C: You shoot yourself in the foot.
C++: You accidentally create a dozen instances of yourself and shoot them all in the foot. Providing emergency medical assistance is impossible since you can’t tell which are bitwise copies and which are just pointing at others and saying, “That’s me, over there.”
FORTRAN: You shoot yourself in each toe, iteratively, until you run out of toes, then you read in the next foot and repeat. If you run out of bullets, you continue with the attempts to shoot yourself anyways because you have no exception-handling capability.
Pascal: The compiler won’t let you shoot yourself in the foot.
Ada: After correctly packing your foot, you attempt to concurrently load the gun, pull the trigger, scream, and shoot yourself in the foot. When you try, however, you discover you can’t because your foot is of the wrong type.
COBOL: Using a COLT 45 HANDGUN, AIM gun at LEG.FOOT, THEN place ARM.HAND.FINGER on HANDGUN.TRIGGER and SQUEEZE. THEN return HANDGUN to HOLSTER. CHECK whether shoelace needs to be re-tied.
LISP: You shoot yourself in the appendage which holds the gun with which you shoot yourself in the appendage which holds the gun with which you shoot yourself in the appendage which holds the gun with which you shoot yourself in the appendage which holds the gun with which you shoot yourself in the appendage which holds …
FORTH: Foot in yourself shoot.
Prolog: You tell your program that you want to be shot in the foot. The program figures out how to do it, but the syntax doesn’t permit it to explain it to you.
BASIC: Shoot yourself in the foot with a water pistol. On large systems, continue until entire lower body is waterlogged.
Visual Basic: You’ll really only _appear_ to have shot yourself in the foot, but you’ll have had so much fun doing it that you won’t care.
HyperTalk: Put the first bullet of gun into foot left of leg of you. Answer the result.
Motif: You spend days writing a UIL description of your foot, the bullet, its trajectory, and the intricate scrollwork on the ivory handles of the gun. When you finally get around to pulling the trigger, the gun jams.
APL: You shoot yourself in the foot, then spend all day figuring out how to do it in fewer characters.
SNOBOL: If you succeed, shoot yourself in the left foot. If you fail, shoot yourself in the right foot.
foot.c foot.h foot.o toe.c toe.o
% rm * .o
rm:.o no such file or directory
Concurrent Euclid: You shoot yourself in somebody else’s foot.
370 JCL: You send your foot down to MIS and include a 400-page document explaining exactly how you want it to be shot.

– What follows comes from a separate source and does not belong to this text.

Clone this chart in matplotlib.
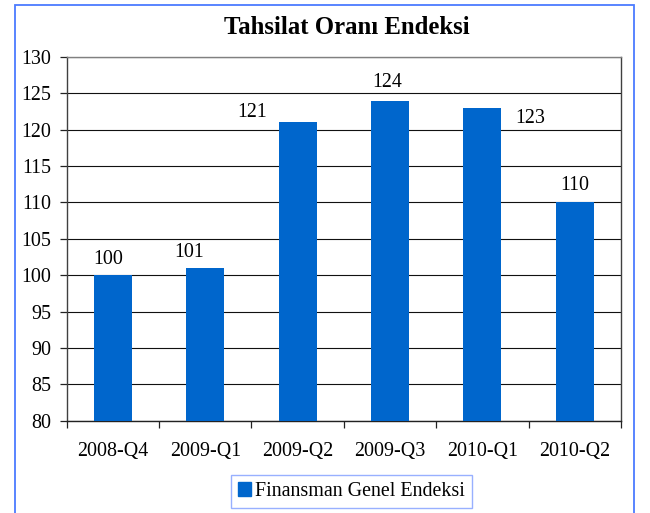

Three years later, your foot comes back deep-fried.
Paradox: Not only can you shoot yourself in the foot, your users can, too.
Access: You try to point the gun at your foot, but it shoots holes in all your Borland distribution diskettes instead.
Revelation: You’re sure you’re going to be able to shoot yourself in the foot, just as soon as you figure out what all these nifty little bullet-thingies are for.
dBase: You buy a gun. Bullets are only available from another company and are promised to work so you buy them. Then you find out that the next version of the gun is the one that is scheduled to actually shoot bullets.
PL/I: After consuming all system resources including bullets, the data processing department doubles its size, acquires two new mainframes and drops the original on your foot.
Assembler: You try to shoot yourself in the foot, only to discover you must first invent the gun, the bullet, the trigger, and your foot.
You crash the OS and overwrite the root disk. The system administrator arrives and shoots you in the foot. After a moment of contemplation, the administrator shoots himself in the foot and then hops around the room rabidly shooting at everyone in sight.
Modula2: After realizing that you can’t actually accomplish anything in this language, you shoot yourself in the head.